Antón Quezada · Earthworks foreman · since 2020

Antón Quezada.

Twelve years on Pima County Regional Flood Control District crews running CAT 320s on basin rehabs along the Santa Cruz, Rillito, and Pantano. Joined the crew in 2020 to run earthworks. Speaks the language of soil and machine in two registers; reads the lot before he writes the trench.
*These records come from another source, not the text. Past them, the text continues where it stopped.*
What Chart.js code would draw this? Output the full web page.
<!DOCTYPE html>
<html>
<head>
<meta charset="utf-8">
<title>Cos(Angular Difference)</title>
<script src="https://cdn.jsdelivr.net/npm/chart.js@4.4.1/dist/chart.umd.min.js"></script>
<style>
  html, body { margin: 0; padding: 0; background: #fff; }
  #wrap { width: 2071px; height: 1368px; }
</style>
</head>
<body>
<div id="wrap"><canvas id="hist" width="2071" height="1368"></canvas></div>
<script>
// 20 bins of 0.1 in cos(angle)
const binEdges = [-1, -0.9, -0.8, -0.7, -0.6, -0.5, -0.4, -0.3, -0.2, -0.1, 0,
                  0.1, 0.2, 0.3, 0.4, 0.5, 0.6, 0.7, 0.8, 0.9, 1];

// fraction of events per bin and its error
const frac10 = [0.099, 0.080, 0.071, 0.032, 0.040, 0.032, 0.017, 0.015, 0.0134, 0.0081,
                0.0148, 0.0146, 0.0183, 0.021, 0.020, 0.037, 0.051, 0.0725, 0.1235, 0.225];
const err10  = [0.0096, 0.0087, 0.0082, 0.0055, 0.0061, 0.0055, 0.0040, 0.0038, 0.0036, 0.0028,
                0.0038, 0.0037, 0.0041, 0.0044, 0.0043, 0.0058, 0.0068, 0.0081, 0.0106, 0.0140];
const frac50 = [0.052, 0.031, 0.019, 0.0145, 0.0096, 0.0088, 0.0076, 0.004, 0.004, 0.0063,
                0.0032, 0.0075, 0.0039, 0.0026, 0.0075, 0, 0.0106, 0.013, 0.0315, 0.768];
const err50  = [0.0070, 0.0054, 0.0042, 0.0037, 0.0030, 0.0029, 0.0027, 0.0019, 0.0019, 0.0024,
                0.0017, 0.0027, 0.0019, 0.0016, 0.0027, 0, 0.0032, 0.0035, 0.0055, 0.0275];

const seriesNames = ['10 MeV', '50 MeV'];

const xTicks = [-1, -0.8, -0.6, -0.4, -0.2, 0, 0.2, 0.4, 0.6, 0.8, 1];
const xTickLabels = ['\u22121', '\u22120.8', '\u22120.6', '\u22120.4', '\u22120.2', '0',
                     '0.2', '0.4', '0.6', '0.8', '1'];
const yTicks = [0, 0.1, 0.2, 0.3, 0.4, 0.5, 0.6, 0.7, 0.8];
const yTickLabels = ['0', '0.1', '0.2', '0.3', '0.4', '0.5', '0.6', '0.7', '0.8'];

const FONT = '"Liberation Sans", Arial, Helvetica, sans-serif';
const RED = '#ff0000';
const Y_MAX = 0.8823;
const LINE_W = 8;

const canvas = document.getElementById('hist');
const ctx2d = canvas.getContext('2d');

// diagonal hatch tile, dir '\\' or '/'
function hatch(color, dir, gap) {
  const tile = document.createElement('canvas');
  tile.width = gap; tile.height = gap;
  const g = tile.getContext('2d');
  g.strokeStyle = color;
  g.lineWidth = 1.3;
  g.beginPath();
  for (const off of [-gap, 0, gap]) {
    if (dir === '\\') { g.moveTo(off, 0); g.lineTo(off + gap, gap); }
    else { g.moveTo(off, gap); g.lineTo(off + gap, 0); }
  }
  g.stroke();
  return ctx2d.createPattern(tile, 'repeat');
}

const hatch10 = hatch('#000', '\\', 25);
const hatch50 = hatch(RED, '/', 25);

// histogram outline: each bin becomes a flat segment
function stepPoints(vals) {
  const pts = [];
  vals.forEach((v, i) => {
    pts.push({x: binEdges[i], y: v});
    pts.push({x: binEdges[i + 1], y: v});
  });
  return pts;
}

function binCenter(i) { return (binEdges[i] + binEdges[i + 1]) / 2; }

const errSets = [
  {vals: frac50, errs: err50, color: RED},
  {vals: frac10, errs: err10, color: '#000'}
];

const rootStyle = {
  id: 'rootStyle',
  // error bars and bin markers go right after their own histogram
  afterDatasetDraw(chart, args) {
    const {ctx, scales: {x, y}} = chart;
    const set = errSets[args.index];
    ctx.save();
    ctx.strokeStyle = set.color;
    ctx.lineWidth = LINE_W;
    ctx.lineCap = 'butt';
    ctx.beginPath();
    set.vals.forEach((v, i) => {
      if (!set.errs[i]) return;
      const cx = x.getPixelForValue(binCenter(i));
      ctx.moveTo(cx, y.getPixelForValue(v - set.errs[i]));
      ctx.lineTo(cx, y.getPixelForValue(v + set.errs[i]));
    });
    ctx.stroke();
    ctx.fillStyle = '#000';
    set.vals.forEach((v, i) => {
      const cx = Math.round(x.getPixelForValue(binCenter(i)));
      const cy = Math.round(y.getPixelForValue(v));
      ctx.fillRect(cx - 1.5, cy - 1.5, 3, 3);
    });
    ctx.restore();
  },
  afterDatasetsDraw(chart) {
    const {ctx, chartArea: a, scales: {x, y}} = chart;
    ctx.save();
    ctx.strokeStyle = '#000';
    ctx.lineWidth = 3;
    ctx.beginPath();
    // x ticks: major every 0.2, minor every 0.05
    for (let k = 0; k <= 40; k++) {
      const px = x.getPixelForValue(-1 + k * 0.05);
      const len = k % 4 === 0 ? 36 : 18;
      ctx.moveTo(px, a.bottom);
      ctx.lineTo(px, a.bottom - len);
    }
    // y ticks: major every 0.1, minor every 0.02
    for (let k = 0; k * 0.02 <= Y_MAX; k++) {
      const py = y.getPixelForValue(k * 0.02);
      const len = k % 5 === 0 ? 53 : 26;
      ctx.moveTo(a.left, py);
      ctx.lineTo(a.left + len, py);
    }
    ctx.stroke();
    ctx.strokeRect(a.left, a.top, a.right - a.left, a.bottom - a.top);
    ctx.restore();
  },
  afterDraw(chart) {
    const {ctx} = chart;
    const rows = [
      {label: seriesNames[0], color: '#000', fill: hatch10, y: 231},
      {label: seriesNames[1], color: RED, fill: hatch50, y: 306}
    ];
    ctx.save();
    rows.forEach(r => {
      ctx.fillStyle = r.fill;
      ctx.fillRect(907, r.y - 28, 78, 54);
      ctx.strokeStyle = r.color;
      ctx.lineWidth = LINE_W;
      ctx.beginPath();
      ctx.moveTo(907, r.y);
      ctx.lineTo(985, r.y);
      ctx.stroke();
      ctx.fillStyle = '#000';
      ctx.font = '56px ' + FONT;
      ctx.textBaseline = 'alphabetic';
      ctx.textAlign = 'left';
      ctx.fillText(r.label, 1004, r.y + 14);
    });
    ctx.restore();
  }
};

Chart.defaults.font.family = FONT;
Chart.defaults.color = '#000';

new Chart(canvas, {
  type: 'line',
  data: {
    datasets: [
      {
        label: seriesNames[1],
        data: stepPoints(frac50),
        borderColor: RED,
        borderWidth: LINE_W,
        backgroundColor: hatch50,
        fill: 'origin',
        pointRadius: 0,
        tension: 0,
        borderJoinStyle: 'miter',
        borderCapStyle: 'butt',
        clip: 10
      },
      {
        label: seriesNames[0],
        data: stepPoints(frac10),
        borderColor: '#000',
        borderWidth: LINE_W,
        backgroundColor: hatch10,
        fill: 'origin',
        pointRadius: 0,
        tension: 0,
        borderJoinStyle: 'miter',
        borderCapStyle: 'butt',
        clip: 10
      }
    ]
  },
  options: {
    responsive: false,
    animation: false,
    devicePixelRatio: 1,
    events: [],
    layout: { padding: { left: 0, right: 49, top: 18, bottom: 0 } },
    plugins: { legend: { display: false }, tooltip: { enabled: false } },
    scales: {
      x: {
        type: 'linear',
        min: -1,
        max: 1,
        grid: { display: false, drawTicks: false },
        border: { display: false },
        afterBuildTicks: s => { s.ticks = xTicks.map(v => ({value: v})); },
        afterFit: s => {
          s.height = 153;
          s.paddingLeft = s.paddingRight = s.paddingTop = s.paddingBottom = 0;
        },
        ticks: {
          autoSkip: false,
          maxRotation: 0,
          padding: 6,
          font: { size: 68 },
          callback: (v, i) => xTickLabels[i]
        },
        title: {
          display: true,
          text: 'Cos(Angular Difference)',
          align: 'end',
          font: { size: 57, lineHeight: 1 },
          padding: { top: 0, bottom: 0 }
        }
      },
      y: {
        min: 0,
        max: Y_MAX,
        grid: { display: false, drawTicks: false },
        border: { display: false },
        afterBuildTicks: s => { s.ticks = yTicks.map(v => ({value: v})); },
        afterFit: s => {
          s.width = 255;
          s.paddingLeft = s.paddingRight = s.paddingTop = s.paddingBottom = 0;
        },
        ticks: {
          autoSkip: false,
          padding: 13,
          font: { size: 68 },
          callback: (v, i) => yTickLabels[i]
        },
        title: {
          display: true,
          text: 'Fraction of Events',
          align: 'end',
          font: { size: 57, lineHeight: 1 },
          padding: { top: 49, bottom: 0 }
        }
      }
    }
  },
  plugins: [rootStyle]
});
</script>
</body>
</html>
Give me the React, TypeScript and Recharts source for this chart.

Antón Quezada beside a freshly excavated infiltration basin, leaning on a 6-foot level.

Background

Antón grew up in Menlo Park, just west of "A" Mountain, and went to Tucson High Magnet two years ahead of Marisol. Heavy-equipment operator school at Pima Community College 2007. Pima County Regional Flood Control District 2008–2020 — Cienega Creek basin rehab, Rillito Wash levee work, Pantano Wash sediment trap construction. Watershed Management Group co-op installer 2019, doing volunteer earthworks on the WMG Living Lab restoration before joining us full-time in early 2020.

Credentials

OSHA 30
since 2010, current.
Heavy equipment
Class A CDL · backhoe, mini-excavator, skid-steer.
WMG installer
Co-op installer cohort · 2019 spring.
NASSCO PACP
Pipeline Assessment Certification Program · 2017 (pipe inspection, occasionally relevant for our French drain work).

What he does

Antón leads the earthworks crew on every build that has earthworks in scope. He sets the lines, runs the mini-excavator, double-checks the soil interpretation Marisol made on the site walk, and supervises mulch placement. He is the crew's lead on basin sediment after monsoon, and the only person other than Marisol who has signed off on every dossier in our binder.

He's also the crew's de facto soils tutor. His habit on every site walk is to dig a quick 18-inch test hole with a hand auger so we know what's below the topsoil before we propose a basin volume. The Sam Hughes caliche layer he can describe by touch.

Elsewhere

Antón coaches a Menlo Park little-league baseball team in the spring. He volunteers with Friends of Menlo Park & Sentinel Peak on the volunteer-led trail-erosion-control crew that rebuilds the "A" Mountain switchbacks every winter — work that uses exactly the same earthworks principles we apply to residential basins.